Жека ныряет в гору хлама в углу. Ольга складывает руки на груди. Яна озирается, стараясь не смотреть на женщину на диване. Она нагоняет ледяную жуть, ту самую, что прячется иногда за словами «вырастешь – поймешь». Яна думает, что, может, не так уж и хочет расти, если ей придется понять то, что кроется за этим мертвым взглядом.
Чтобы отвлечься, Яна рассматривает подоконник, погребенный под Жекиными учебниками и тетрадями. Зажатый между стопкой книг и приваленным к стеклу ранцем, там цветет декабрист в литровой банке, кое-как обернутой листом зеленой, в потеках бумаги. Ярко-красный цветок – единственное, что есть в этой квартире ладного, гладкого, свежего, и Яна цепляется за него глазами, как за соломинку.
Жека наконец выныривает из угла. На ладонях у него лежит нож. Он протягивает его Ольге, как рыцарь – меч. Нож – настоящий, взрослый, с гладкой ложбинкой на лезвии, чуть приподнятым, будто курносым кончиком и пористой рукояткой из оленьего рога. Похожий есть у Яниного папы: он берет его на охоту.
– Ух ты ж, – говорит Ольга и склоняется над ножом.
Яна заглядывает ей через плечо; Филька дышит в ухо. Жека расправляет плечи и поворачивает нож к окну, к свету. Прерывистые блики пробегают по лезвию, покрытому темными матовыми пятнами. Такие же пятна, только бледные, будто застиранные, видны на рукоятке. Филька перестает сопеть.

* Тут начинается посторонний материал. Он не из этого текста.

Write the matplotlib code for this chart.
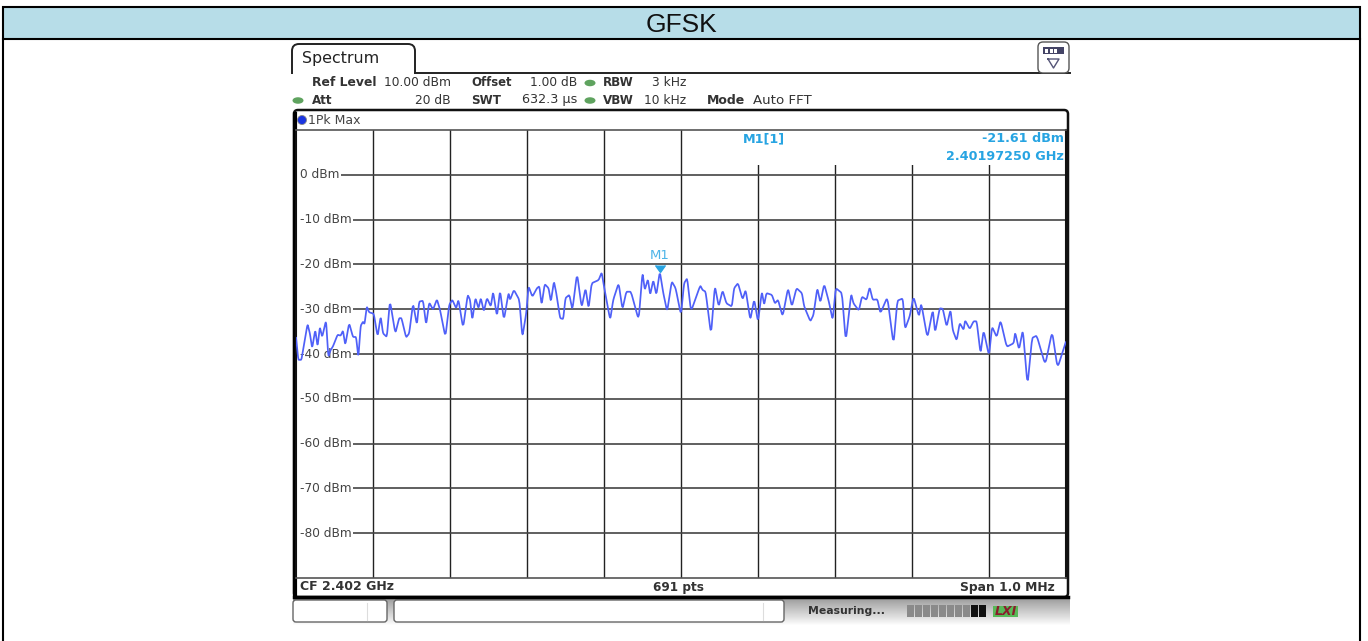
"""GFSK spectrum analyser screenshot."""
import numpy as np
import matplotlib
matplotlib.use('Agg')
import matplotlib.pyplot as plt
from matplotlib.patches import FancyBboxPatch, Rectangle, PathPatch, Ellipse, Circle
from matplotlib.path import Path

W, H = 1368, 641

# trace, kHz from the left edge of the 1 MHz span
freq_khz = [0, 3, 7, 10, 15, 18, 21, 25, 28, 31, 34, 39, 42, 45, 48, 54, 58, 61, 64, 69,
            74, 78, 81, 84, 87, 89, 92, 95, 101, 106, 110, 113, 118, 122, 129, 134, 137, 143, 147, 152,
            157, 160, 165, 169, 173, 178, 183, 187, 194, 199, 203, 208, 211, 217, 223, 226, 229, 233, 237, 240,
            244, 248, 253, 256, 261, 265, 270, 276, 278, 283, 290, 294, 299, 302, 307, 313, 316, 319, 323, 328,
            331, 335, 338, 343, 347, 350, 355, 359, 365, 371, 376, 380, 384, 393, 397, 400, 408, 412, 419, 424,
            429, 435, 445, 450, 453, 457, 460, 464, 468, 472.5, 477, 482, 488, 493, 500, 504, 508, 513, 525, 528,
            532, 539, 544, 549, 554, 559, 566, 569, 574, 580, 584, 590, 595, 600, 605, 608, 611, 618, 622, 626,
            632, 639, 644, 650, 657, 660, 668, 672, 677, 681, 686, 692, 697, 701, 709, 714, 721, 724, 731, 735,
            741, 745, 749, 755, 759, 768, 776, 781, 788, 791, 797, 802, 809, 812, 820, 827, 830, 836, 840, 845,
            850, 853, 858, 862, 867, 869, 875, 880, 884, 889, 893, 900, 904, 910, 915, 923, 932, 934, 939, 944,
            950, 956, 962, 973, 982, 989, 1000]
level_dbm = [-36.2, -41.3, -41.3, -38.3, -33.3, -35.4, -38.7, -34.6, -38.3, -34.0, -36.2, -32.5, -40.6, -39.1, -38.3, -35.7, -35.9, -34.8, -38.0, -33.1,
             -36.2, -36.2, -40.7, -33.7, -32.8, -33.3, -29.4, -30.7, -31.0, -36.1, -31.6, -35.4, -36.2, -28.1, -35.4, -32.0, -32.0, -36.3, -35.4, -28.7,
             -33.5, -28.3, -28.1, -33.5, -28.5, -30.1, -27.8, -30.1, -36.2, -29.0, -27.9, -29.8, -27.9, -34.2, -26.8, -27.9, -32.4, -27.5, -29.8, -27.5,
             -30.5, -27.5, -29.4, -26.1, -31.6, -25.8, -32.4, -26.4, -27.9, -25.7, -27.9, -36.2, -30.9, -24.9, -27.2, -25.3, -24.9, -29.0, -24.4, -25.3,
             -28.3, -23.8, -26.4, -32.0, -32.2, -27.5, -26.8, -30.1, -22.0, -29.6, -25.3, -29.8, -24.2, -23.5, -21.8, -24.9, -32.4, -27.9, -24.2, -30.0,
             -26.1, -26.1, -32.4, -21.8, -25.7, -23.3, -26.8, -23.5, -26.8, -21.61, -26.4, -30.5, -23.8, -25.3, -31.3, -24.2, -23.1, -30.5, -24.7, -25.7,
             -26.1, -35.7, -24.8, -29.4, -25.8, -28.7, -29.4, -25.3, -24.2, -27.8, -25.7, -32.4, -27.8, -32.8, -26.1, -29.0, -26.4, -26.8, -28.7, -27.9,
             -31.6, -25.3, -29.4, -25.3, -26.4, -29.4, -32.7, -31.3, -25.3, -28.5, -24.4, -28.3, -32.4, -25.3, -26.4, -37.2, -26.6, -28.7, -30.3, -27.2,
             -27.9, -25.1, -27.9, -27.8, -30.9, -27.3, -37.9, -28.1, -27.6, -34.4, -31.6, -27.2, -31.6, -28.7, -36.4, -30.1, -35.2, -29.8, -29.9, -33.9,
             -30.1, -34.7, -37.0, -33.1, -34.6, -32.5, -34.4, -32.7, -32.7, -39.9, -34.7, -40.4, -33.9, -36.2, -32.5, -38.4, -37.6, -35.2, -39.0, -34.6,
             -47.0, -36.4, -35.9, -42.4, -35.0, -43.1, -37.2]
marker_khz = 472.5
marker_dbm = -21.61
y_ticks = [0, -10, -20, -30, -40, -50, -60, -70, -80]

DARK = '#333333'
CYAN = '#27a4e2'
TRACE = '#4f60f8'
GREEN = '#5fa35f'

fig = plt.figure(figsize=(W/100, H/100), dpi=100, facecolor='white')

# whole-figure axes in pixels for the instrument chrome
bg = fig.add_axes([0, 0, 1, 1])
bg.set_xlim(0, W)
bg.set_ylim(H, 0)
bg.axis('off')

# table cell around the screenshot
bg.add_patch(Rectangle((3, 7), 1357, 32, fc='#b7dde8', ec='black', lw=1.5))
bg.plot([3, 3], [39, H], color='black', lw=1.5)
bg.plot([1360, 1360], [39, H], color='black', lw=1.5)
bg.text(681, 24.5, 'GFSK', ha='center', va='center', fontsize=19,
        family='Liberation Sans', color='#111111')

# bottom status bar, grey fading to white
grad = np.linspace(0.6, 1.0, 28).reshape(-1, 1)
bg.imshow(grad, extent=[293, 1070, 626, 597], cmap='gray', vmin=0, vmax=1,
          aspect='auto', zorder=0)
bg.set_xlim(0, W)
bg.set_ylim(H, 0)


def rbox(x0, y0, x1, y1, r=4, fc='white', ec='#444444', lw=1.0, z=1):
    bg.add_patch(FancyBboxPatch((x0+r, y0+r), x1-x0-2*r, y1-y0-2*r,
                                boxstyle=f'round,pad={r},rounding_size={r}',
                                fc=fc, ec=ec, lw=lw, zorder=z))


def label(x, y, s, ha='left', bold=False, color=DARK, size=8.8):
    bg.text(x, y, s, ha=ha, va='center', fontsize=size, color=color,
            fontweight='bold' if bold else 'normal', family='DejaVu Sans', zorder=6)


# Spectrum tab and button
rbox(292, 44, 415, 90, r=7, ec='#222222', lw=1.4, z=1)
bg.add_patch(Rectangle((288, 74), 790, 30, fc='white', ec='none', zorder=1.5))
bg.plot([415, 1070], [73, 73], color='#222222', lw=1.4, zorder=2)
label(302, 58.5, 'Spectrum', size=11.4, color='#222222')
rbox(1038, 42, 1069, 73, r=5, ec='#555555', lw=1.0, z=3)
bg.add_patch(Rectangle((1043, 47), 21, 7, fc='#444466', ec='none', zorder=4))
for bx in (1045, 1049.5, 1054):
    bg.add_patch(Rectangle((bx, 49), 3, 4, fc='white', ec='none', zorder=5))
bg.plot([1048, 1059, 1053.5, 1048], [59, 59, 68, 59], color='#555577', lw=1, zorder=5)

# settings rows
label(312, 82, 'Ref Level', bold=True, size=8.9)
label(451, 82, '10.00 dBm', ha='right')
label(471, 82, 'Offset', bold=True, size=8.4)
label(577, 82, '1.00 dB', ha='right')
label(603, 82, 'RBW', bold=True, size=8.6)
label(686, 82, '3 kHz', ha='right')
label(312, 100, 'Att', bold=True, size=8.6)
label(451, 100, '20 dB', ha='right')
label(471, 100, 'SWT', bold=True, size=8.6)
label(577, 100, '632.3 µs', ha='right', size=9.2)
label(603, 100, 'VBW', bold=True, size=8.6)
label(686, 100, '10 kHz', ha='right')
label(707, 101, 'Mode', bold=True, size=9)
label(753, 101, 'Auto FFT', size=9.6)
for gx, gy in [(590, 83), (298, 100.5), (590, 100.5)]:
    bg.add_patch(Ellipse((gx, gy), 11, 6.5, fc=GREEN, ec='none', zorder=6))

# diagram frame
rbox(294, 110, 1068, 597, r=4, ec='#111111', lw=1.8, z=2)
bg.plot([295, 295], [114, 594], color='black', lw=3, zorder=5)
bg.plot([294, 1068], [597, 597], color='black', lw=2.5, zorder=5)
bg.add_patch(Circle((302, 120), 4.5, fc='#1a35e0', ec='#888888', lw=0.6, zorder=6))
label(308, 120, '1Pk Max', color='#444444', size=9)
label(300, 587, 'CF 2.402 GHz', bold=True, size=9)
label(678.5, 587, '691 pts', ha='center', bold=True, size=8.7)
label(1055, 587, 'Span 1.0 MHz', ha='right', bold=True, size=8.9)

# softkey boxes and status
rbox(293, 600, 387, 622, r=3, ec='#666666', z=3)
rbox(394, 600, 784, 622, r=3, ec='#666666', z=3)
bg.plot([367, 367], [603, 620], color='#dddddd', lw=0.8, zorder=4)
bg.plot([763, 763], [603, 620], color='#dddddd', lw=0.8, zorder=4)
label(808, 611, 'Measuring...', bold=True, size=7.8)
for i, bx in enumerate(range(907, 985, 8)):
    col = '#111111' if i >= 8 else '#8a8a8a'
    bg.add_patch(Rectangle((bx, 605), 6.8, 12, fc=col, ec='none', zorder=4))
bg.add_patch(Rectangle((993, 606), 25, 11, fc='#58b858', ec='none', zorder=4))
bg.text(1005.5, 611.5, 'LXI', ha='center', va='center', fontsize=9, style='italic',
        fontweight='bold', color='#8a1c2c', zorder=5)

# trace area
ax = fig.add_axes([296/W, 1-578/H, (1066-296)/W, (578-130)/H], facecolor='white', zorder=3)
ax.set_xlim(0, 1000)
ax.set_ylim(-90, 10)
ax.set_xticks(np.arange(100, 1000, 100))
ax.set_yticks(y_ticks)
ax.tick_params(length=0, labelbottom=False, labelleft=False)
ax.grid(True, axis='x', color='#222222', lw=1.0, zorder=1)
ax.grid(True, axis='y', color='#444444', lw=1.2, zorder=1)
ax.set_axisbelow(True)
for sp in ('top', 'bottom'):
    ax.spines[sp].set_color('#555555')
    ax.spines[sp].set_linewidth(1.2)
for sp in ('left', 'right'):
    ax.spines[sp].set_color('#111111')
    ax.spines[sp].set_linewidth(1.5)

# y labels sit on a white gap at the left of the grid
ax.axvspan(0, 5, color='white', lw=0, zorder=1.5)
for lev in y_ticks:
    ax.text(5, lev, f'{lev} dBm', ha='left', va='center', fontsize=8.7, color='#444444', zorder=2,
            bbox=dict(fc='white', ec='none', pad=1.0))

# white patch behind the marker readout
ax.add_patch(Rectangle((502, 2.1), 497, 7.8, fc='white', ec='none', zorder=2))
ax.text(608, 8.0, 'M1[1]', ha='center', va='center', fontsize=9.2, color=CYAN, fontweight='bold', zorder=4)
ax.text(997, 8.0, f'{marker_dbm:.2f} dBm', ha='right', va='center', fontsize=9.2, color=CYAN, fontweight='bold', zorder=4)
ax.text(997, 4.0, '2.40197250 GHz', ha='right', va='center', fontsize=9.2, color=CYAN, fontweight='bold', zorder=4)

# rounded corners at each read point, the analyser trace has soft lobes
pts = np.column_stack([freq_khz, level_dbm])
verts, codes = [pts[0]], [Path.MOVETO]
for i in range(1, len(pts)-1):
    a = pts[i] + 0.18*(pts[i-1]-pts[i])
    b = pts[i] + 0.18*(pts[i+1]-pts[i])
    verts += [a, pts[i], b]
    codes += [Path.LINETO, Path.CURVE3, Path.CURVE3]
verts.append(pts[-1])
codes.append(Path.LINETO)
ax.add_patch(PathPatch(Path(verts, codes), fc='none', ec=TRACE, lw=1.25, zorder=3,
                       joinstyle='round'))
ax.plot(marker_khz, marker_dbm, marker=7, ms=7, color=CYAN, zorder=4)
ax.text(472, -18.1, 'M1', ha='center', va='center', fontsize=9.5, color='#4db4e8', zorder=4)

plt.savefig('out.png', dpi=100)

Ольга с присвистом втягивает в себя воздух, замирает, вытянувшись и сжав кулаки.
– Нравится? – радуется Жека. Снова поворачивает нож, любуясь, вздыхает и протягивает Ольге. – Это тебе.

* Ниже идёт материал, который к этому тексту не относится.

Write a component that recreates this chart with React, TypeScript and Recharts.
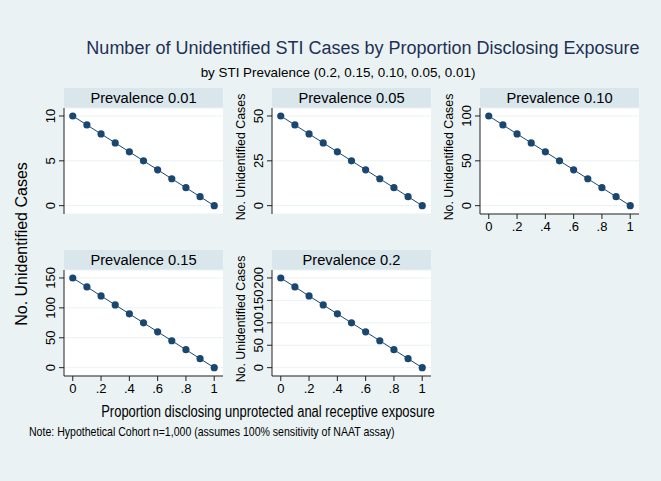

(Нож словно сам выпрыгивает ему в руку из вороха мятых, в мокрых пятнах газет, – тяжелый, ладный, настоящий. Жека тут же принимается ковырять им черенок лопаты. Лезвие входит в дерево, как в масло. Жека успевает вырезать букву «Ж», когда мусорщик говорит: «Подарил бы Ольге». Жека испуганно бросает лопату и пытается приладить нож за пояс. «Нафиг ей нож, она же девчонка», – бурчит он. «Ей бы понравился», – отвечает мусорщик, и Жека задумывается. От усилий его лоб собирается в складки. «Я ей рогатку вырежу», – наконец говорит он. «Подумаешь, рогатку, – усмехается мусорщик. – Рогатку она сама себе вырежет. А это – настоящий нож, охотничий. Вещь». Жека качает головой и все пытается пристроить нож понезаметнее, но мысль о том, что сказала бы Ольга, уже засела в его голове.)